Conclusion and Future Parts
I wrote in another place about static reachability being a great solution here, because the feedback gets back to the developers the fastest. However, it has a problem based on our definition: if reachability means determining if you’re exploitable, and identifying true positives, that can only be done perfectly at runtime. Part 2 will elaborate on that comparison between runtime and static reachability methodology.
Static reachability will always be theoretical, and so no matter how good it gets, it can’t cover every type of vulnerability, and it can’t know for certain if something is executed. A simple example: in my test repo there is a ransomware script that never actually executes. That script is just there to see how tools think contextually about files they’re seeing at runtime. Every static reachability tool can’t help but surface these results as though they’re true positives. In a real world scenario, these are the tickets that make developers angry, and static reachability can turn down the frustration, but never solve it. A less niche example are test files or data, or functions that never actually execute in context of the running app - or “dead code.”

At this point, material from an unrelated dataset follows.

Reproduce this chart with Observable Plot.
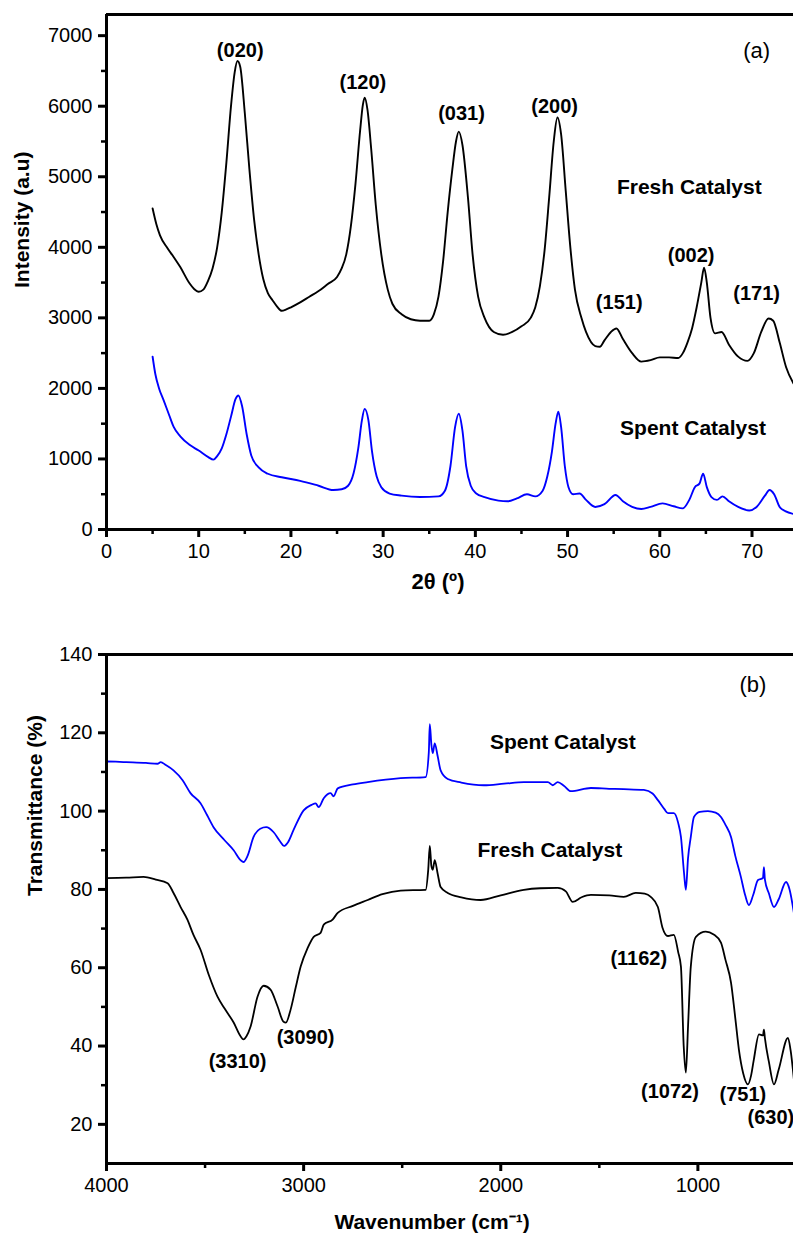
<!DOCTYPE html>
<html><head><meta charset="utf-8">
<script src="https://cdn.jsdelivr.net/npm/d3@7"></script>
<script src="https://cdn.jsdelivr.net/npm/@observablehq/plot@0.6"></script>
<style>
body{margin:0;background:#fff;}
#chart svg{display:block;}
</style></head><body><div id="chart"></div>
<script>
// ---------- Panel (a): XRD, [2theta (deg), intensity (a.u.)] ----------
const xrdFresh = [
[5.0,4550],[5.4,4330],[5.8,4170],[6.6,3990],[7.3,3860],[8.0,3720],[9.0,3490],[9.5,3410],
[10.0,3370],[10.5,3400],[11.0,3520],[11.5,3700],[12.0,4000],[12.5,4500],[13.0,5200],[13.5,6000],[13.9,6480],[14.2,6640],
[14.5,6560],[15.0,5900],[15.5,5100],[16.0,4400],[16.5,3900],[17.0,3550],[17.5,3350],[18.0,3250],[18.5,3160],[19.0,3100],
[19.5,3120],[20.0,3150],[21.0,3220],[22.0,3300],[23.0,3380],[24.0,3480],[25.0,3580],[25.5,3700],[26.0,3900],[26.5,4300],
[27.0,4900],[27.5,5650],[27.8,6020],[28.0,6120],[28.3,5950],[28.7,5400],[29.2,4600],[29.8,3900],[30.5,3400],[31.0,3200],[32.0,3050],
[33.0,2980],[34.0,2960],[35.0,2960],[35.5,3050],[36.0,3300],[36.5,3800],[37.0,4500],[37.5,5100],[37.9,5500],[38.2,5640],
[38.6,5450],[39.2,4700],[39.7,3900],[40.3,3300],[41.0,3000],[42.0,2800],[43.0,2760],[44.0,2800],[45.0,2880],[46.0,3000],
[46.5,3150],[47.0,3450],[47.5,3950],[48.0,4700],[48.5,5500],[48.9,5840],[49.3,5600],[49.8,4800],[50.3,4000],[50.8,3400],
[51.5,3000],[52.0,2800],[53.0,2600],[53.5,2590],[54.0,2680],[54.7,2800],[55.3,2850],[56.0,2700],[57.0,2500],[58.0,2380],
[59.0,2400],[60.0,2440],[61.0,2440],[62.0,2430],[62.5,2500],[63.0,2650],[63.5,2850],[64.0,3150],[64.5,3500],[64.8,3710],
[65.1,3500],[65.5,3000],[66.0,2780],[66.7,2800],[67.5,2620],[68.5,2450],[69.5,2390],[70.2,2500],[71.0,2800],[71.8,2990],
[72.3,2960],[73.0,2650],[73.7,2300],[74.5,2070]
];
const xrdSpent = [
[5.0,2450],[5.3,2200],[5.7,2000],[6.2,1830],[6.8,1620],[7.3,1450],[8.0,1320],[9.0,1200],[10.0,1120],[11.0,1030],
[11.6,990],[12.0,1040],[12.5,1150],[13.0,1350],[13.5,1600],[14.0,1850],[14.3,1900],[14.7,1750],[15.2,1350],[15.7,1050],
[16.5,880],[17.5,790],[19.0,740],[21.0,690],[23.0,620],[24.6,560],[25.5,570],[26.2,620],[26.8,800],[27.3,1150],
[27.7,1550],[28.0,1710],[28.4,1550],[28.8,1100],[29.3,750],[29.8,600],[30.7,510],[32.0,480],[34.0,460],[36.0,470],
[36.7,550],[37.3,900],[37.8,1450],[38.2,1640],[38.6,1400],[39.0,900],[39.5,620],[40.1,510],[41.0,460],[42.5,410],
[43.5,400],[44.5,440],[45.6,500],[46.5,470],[47.3,550],[47.8,750],[48.3,1100],[48.7,1500],[49.0,1670],[49.3,1450],
[49.7,900],[50.1,600],[50.6,500],[51.3,510],[52.0,420],[53.0,320],[54.0,360],[55.2,490],[56.0,400],[57.0,320],
[58.0,290],[59.0,320],[60.3,370],[61.5,330],[62.5,300],[63.2,420],[63.8,600],[64.3,650],[64.7,790],[65.1,600],
[65.6,460],[66.2,420],[66.8,470],[67.5,400],[68.5,320],[69.7,270],[70.5,320],[71.4,480],[71.9,560],[72.4,500],
[73.0,320],[73.6,260],[74.5,220]
];
const xrdYTicks = [0,1000,2000,3000,4000,5000,6000,7000];
const xrdXTicks = [0,10,20,30,40,50,60,70];
const xrdPeakNames = ["(020)","(120)","(031)","(200)","(002)","(171)"];
const xrdPeakTheta = [14.5,27.8,38.5,48.6,63.4,70.5];
const xrdPeakInt   = [6785,6330,5890,5990,3880,3340];
const xrdMinorName = ["(151)"];
const xrdMinorTheta = [55.6];
const xrdMinorInt = [3215];
const xrdSampleNames = ["Fresh Catalyst","Spent Catalyst"];
const xrdSampleTheta = [63.2,63.6];
const xrdSampleInt = [4845,1430];

// ---------- Panel (b): FTIR, [wavenumber (cm-1), transmittance (%)] ----------
const ftirSpent = [
[4000,83.0],[3999,112.7],[3900,112.5],[3800,112.3],[3741,112.1],[3725,112.5],[3700,111.8],[3660,110.4],[3614,107.9],[3574,104.6],
[3523,102.0],[3490,99.0],[3457,95.9],[3400,92.5],[3355,90.0],[3320,87.5],[3305,87.0],[3285,88.5],[3254,93.4],[3220,95.5],
[3190,95.9],[3152,94.6],[3120,92.3],[3100,91.1],[3080,92.0],[3051,95.2],[3000,100.2],[2960,101.6],[2939,102.0],[2924,101.0],
[2898,103.3],[2863,104.6],[2848,103.8],[2827,105.8],[2750,106.8],[2675,107.4],[2508,108.4],[2381,108.7],[2365,115.0],[2360,122.2],
[2352,117.0],[2345,114.8],[2335,117.3],[2320,114.0],[2305,110.4],[2269,108.2],[2200,107.3],[2086,106.6],[1983,107.0],[1883,107.4],
[1761,107.4],[1736,106.6],[1711,107.4],[1680,106.5],[1645,105.1],[1543,105.9],[1450,105.7],[1376,105.6],[1274,105.4],[1230,104.5],
[1203,102.8],[1170,100.5],[1152,99.5],[1122,99.5],[1100,97.0],[1086,93.4],[1070,84.0],[1061,79.9],[1050,88.0],[1036,93.4],
[1020,98.5],[990,99.8],[949,100.0],[910,99.6],[883,98.5],[860,96.5],[832,93.4],[810,88.5],[782,83.2],[760,78.5],
[741,76.0],[720,78.5],[695,82.4],[670,82.9],[665,85.7],[660,82.5],[640,79.0],[614,75.5],[590,77.5],[553,81.9],
[535,80.0],[513,74.0]
];
const ftirFresh = [
[4000,82.9],[3900,83.0],[3812,83.2],[3750,82.5],[3690,81.6],[3660,79.1],[3624,75.5],[3589,72.2],[3560,68.5],[3523,64.6],
[3480,58.0],[3437,52.6],[3400,49.5],[3355,46.0],[3320,42.5],[3305,41.7],[3290,42.5],[3269,45.0],[3234,52.6],[3203,55.4],
[3168,54.4],[3132,50.1],[3102,46.2],[3090,46.0],[3066,49.3],[3040,55.0],[3015,60.3],[2980,65.0],[2949,67.9],[2914,68.9],
[2898,71.0],[2853,72.3],[2827,74.0],[2750,75.8],[2675,77.3],[2600,78.8],[2508,79.7],[2381,79.9],[2368,85.0],[2360,91.1],
[2352,86.0],[2345,85.0],[2335,87.5],[2320,84.0],[2305,80.6],[2269,79.1],[2200,78.0],[2102,77.3],[2000,78.5],[1883,79.9],
[1800,80.3],[1711,80.4],[1670,79.5],[1635,76.8],[1590,78.0],[1543,78.6],[1450,78.5],[1376,78.1],[1315,79.1],[1270,78.9],
[1239,78.1],[1203,75.5],[1180,70.3],[1152,68.1],[1122,68.4],[1100,64.0],[1086,60.3],[1072,40.0],[1061,33.2],[1050,45.0],
[1036,60.3],[1010,67.9],[960,69.2],[920,68.5],[883,66.4],[860,62.0],[832,56.2],[810,47.0],[792,39.1],[770,33.0],
[746,30.2],[730,32.5],[716,36.6],[690,43.0],[670,42.7],[665,44.2],[660,42.0],[640,36.0],[614,30.2],[590,34.0],
[543,42.1],[530,39.0],[513,31.5]
];
const ftirYTicks = [20,40,60,80,100,120,140];
const ftirXTicks = [4000,3000,2000,1000];
const ftirBandNames = ["(3310)","(3090)","(1162)","(1072)","(751)","(630)"];
const ftirBandWn = [3335,2990,1300,1142,772,630];
const ftirBandT  = [36.0,42.2,62.3,28.4,27.6,21.8];
const ftirSampleNames = ["Spent Catalyst","Fresh Catalyst"];
const ftirSampleWn = [1685,1751];
const ftirSampleT = [117.6,90.1];

// ---------- drawing ----------
const FONT = '"Liberation Sans", Arial, Helvetica, sans-serif';
const baseStyle = {fontFamily: FONT, fontSize: "20px", color: "#000", background: "#fff", overflow: "visible"};
const fmt = d3.format("d");
const blank = () => "";
const BLUE = "#0000ff";

const chartA = Plot.plot({
  width: 793, height: 610,
  marginTop: 14, marginBottom: 81, marginLeft: 106, marginRight: 0,
  style: baseStyle,
  x: {domain: [0, 74.5]},
  y: {domain: [0, 7300]},
  marks: [
    Plot.axisY(d3.range(500, 7000, 1000), {tickSize: 5, strokeWidth: 2.5, tickFormat: blank, label: null}),
    Plot.axisY(xrdYTicks, {tickSize: 8, strokeWidth: 3, tickPadding: 6, tickFormat: fmt, label: null, fontSize: 20}),
    Plot.axisX(d3.range(5, 70, 10), {tickSize: 5, strokeWidth: 2.5, tickFormat: blank, label: null}),
    Plot.axisX(xrdXTicks, {tickSize: 8, strokeWidth: 3, tickPadding: 6, tickFormat: fmt, label: null, fontSize: 20}),
    Plot.line(xrdSpent, {x: d => d[0], y: d => d[1], stroke: BLUE, strokeWidth: 1.9, curve: "monotone-x"}),
    Plot.line(xrdFresh, {x: d => d[0], y: d => d[1], stroke: "#000", strokeWidth: 1.9, curve: "monotone-x"}),
    Plot.ruleX([0], {strokeWidth: 3}),
    Plot.ruleY([0], {strokeWidth: 3}),
    Plot.ruleY([7300], {strokeWidth: 3}),
    Plot.text(xrdPeakNames, {x: xrdPeakTheta, y: xrdPeakInt, text: d => d, fontWeight: "bold", fontSize: 20, letterSpacing: "-0.5px"}),
    Plot.text(xrdMinorName, {x: xrdMinorTheta, y: xrdMinorInt, text: d => d, fontWeight: "600", fontSize: 20, letterSpacing: "-0.5px"}),
    Plot.text(xrdSampleNames, {x: xrdSampleTheta, y: xrdSampleInt, text: d => d, fontWeight: "bold", fontSize: 21, letterSpacing: "-0.6px"}),
    Plot.text(["(a)"], {x: [70.5], y: [6785], text: d => d, fontSize: 22}),
    Plot.text(["Intensity (a.u)"], {frameAnchor: "left", dx: -84, dy: 16, rotate: -90, fontWeight: "bold", fontSize: 21, letterSpacing: "-0.4px"}),
    Plot.text(["2θ (º)"], {frameAnchor: "bottom", dx: -12, dy: 59, fontWeight: "bold", fontSize: 22})
  ]
});

const chartB = Plot.plot({
  width: 793, height: 630,
  marginTop: 44, marginBottom: 77, marginLeft: 106, marginRight: 0,
  style: baseStyle,
  x: {domain: [4000, 515]},
  y: {domain: [10, 140]},
  marks: [
    Plot.axisY(d3.range(30, 140, 20), {tickSize: 5, strokeWidth: 2.5, tickFormat: blank, label: null}),
    Plot.axisY(ftirYTicks, {tickSize: 8, strokeWidth: 3, tickPadding: 6, tickFormat: fmt, label: null, fontSize: 20}),
    Plot.axisX([3500, 2500, 1500], {tickSize: 5, strokeWidth: 2.5, tickFormat: blank, label: null}),
    Plot.axisX(ftirXTicks, {tickSize: 8, strokeWidth: 3, tickPadding: 6, tickFormat: fmt, label: null, fontSize: 20}),
    Plot.line(ftirSpent, {x: d => d[0], y: d => d[1], stroke: BLUE, strokeWidth: 1.8, curve: "monotone-x"}),
    Plot.line(ftirFresh, {x: d => d[0], y: d => d[1], stroke: "#000", strokeWidth: 1.8, curve: "monotone-x"}),
    Plot.ruleX([4000], {strokeWidth: 3}),
    Plot.ruleY([10], {strokeWidth: 3}),
    Plot.ruleY([140], {strokeWidth: 3}),
    Plot.text(ftirBandNames, {x: ftirBandWn, y: ftirBandT, text: d => d, fontWeight: "bold", fontSize: 20, letterSpacing: "-0.5px"}),
    Plot.text(ftirSampleNames, {x: ftirSampleWn, y: ftirSampleT, text: d => d, fontWeight: "bold", fontSize: 21, letterSpacing: "-0.6px"}),
    Plot.text(["(b)"], {x: [721], y: [132.1], text: d => d, fontSize: 22}),
    Plot.text(["Transmittance (%)"], {frameAnchor: "left", dx: -71, dy: -13, rotate: -90, fontWeight: "bold", fontSize: 21, letterSpacing: "-0.4px"}),
    Plot.text(["Wavenumber (cm⁻¹)"], {frameAnchor: "bottom", dx: -18, dy: 65, fontWeight: "bold", fontSize: 21, letterSpacing: "-0.4px"})
  ]
});

document.getElementById("chart").append(chartA, chartB);
</script>
</body></html>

Runtime reachability however deals in the land of certainty. I was less excited about the prospects of it until I used it myself and saw firsthand the de-prioritization capabilities it can pull off. I’m excited to spend the next two articles diving into this. Part 2 will be an in depth comparison of static and runtime reachability - there are very real pros and cons, which is why great solutions exist in both categories. Part 3 will be the nerdiest content I’ve ever done, picking apart the flavors of runtime reachability and assessing what they’re actually doing. Looking forward to it!
This post is meant to be educational and was completed in collaboration with the team at Raven. This is not meant to be a product endorsement or review.